Al B. Sure
AL B. SURE:
15 Years Later ‘Honey I’m Home
The sudden death of ‘Pop King’ Michael Jackson has created a gaping void in the music industry that no one individual could fill, but just two days before Jackson shockingly died at the age of 50 an oldie but goodie R&B friend had released his first album in more than 15 years.
Thus it was a rather ironic twist for the return of an all-time favorite Al B. Sure whose timeless hit such as “Nite and Day” that topped the R&B charts in 1988 and was No. 7 on the pop charts is back for love again.
Appearing as if he has been preserved in a time capsule, Sure graced our presence at Harold & Belle’s cuisine in West Los Angeles to discuss his return to the scene and why he stayed away for so long.
Tastefully dressed in a black sports coat revealing a studded Michael Jackson T-shirt, Sure just finishing a morning television show to promote his new joint ‘Honey I’m Home’ settled in to offer his new delicious menu.
The Boston born singer who claims Mount Vernon New York, felt right at home in the Southland.
He first began singing as a kid and as he would say, he did it because of the passion that he has for music, which is why it took him for so long to come back.
“Everywhere I would go people would always ask me when would I come back and I would always tell them when the time was right,” Sure stated candidly.
He says that he refused to put out something for the sake of just putting it out and based on his previous success with 1988 “In Effect Mode” (No. 1), and 1990s scores “Private Times…And the Whole 9!”, “Sexy versus” and ’90 R&B chart-topper “The Secret Garden” that included Quincy Jones on cameo.
The success that he’s achieved he credits with that passionate desire to always put his music before anything else in his life.
“This is my first and only love,” he says.
“It’s really an obsession. I go to sleep dreaming about music and awake thinking about notes. [Music] Is that marriage, its that woman.

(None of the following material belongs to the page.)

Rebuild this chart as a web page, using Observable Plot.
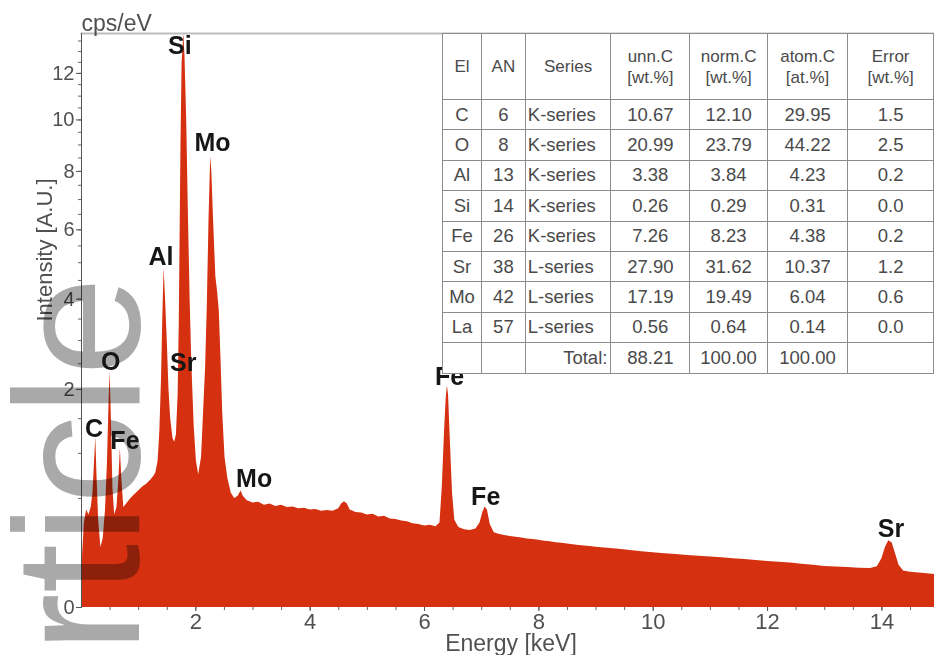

What changed throughout the years was not his passion, but the industry itself, which began to experience high turnover rates from the executive level and not having the ability of developing and maintaining relationships with individuals who would allow for his creativity to flow.
“This is a business that is not built for a human being, you have to have really thick skin. You really have to be focused and in it for the right reason and I respect it, love it and I appreciate it.”
Which is one of the primary reasons that 23 years from the moment he burst out onto the scene, he can return as if he was never really gone in the first place.
Sure is an individual who shares the passion that Jackson had, he will spend as much time as possible to sign autographs and be among his fans even if it means he has to be late for an appointment.
“If I’m in the street and people want to talk to me I stop because that’s my job. It isn’t that I have to do it, but because I love people and everywhere I go people stop me and share their life stories with me,” he added.
He remembers being at Mount Vernon High School scribbling a song on the back of a wrinkled lunch back and later singing that same song to 10,000 spectators at a concert in Japan who could recall every note.
“Now how did something like that happen? It could only be God, there is no other way to explain it,” Sure said.
Sure says don’t let anybody tell you that God is good. “He’s Amazing!”
He explains of his new CD, “It’s like momma’s cooking. You can’t get it until it’s ready.”
Thus, Sure is blessed to now serve up another potion of his love songs that debuted at No. 16 on Billboard’s Top R&B/Hip Hop Albums chart.
One of the singles is a tribute to Jackson, a remake of “Lady In My Life” and a dozen others that are Sure to keep you clamoring for him and demand that he doesn’t leave another void in our heart for …um 15 years.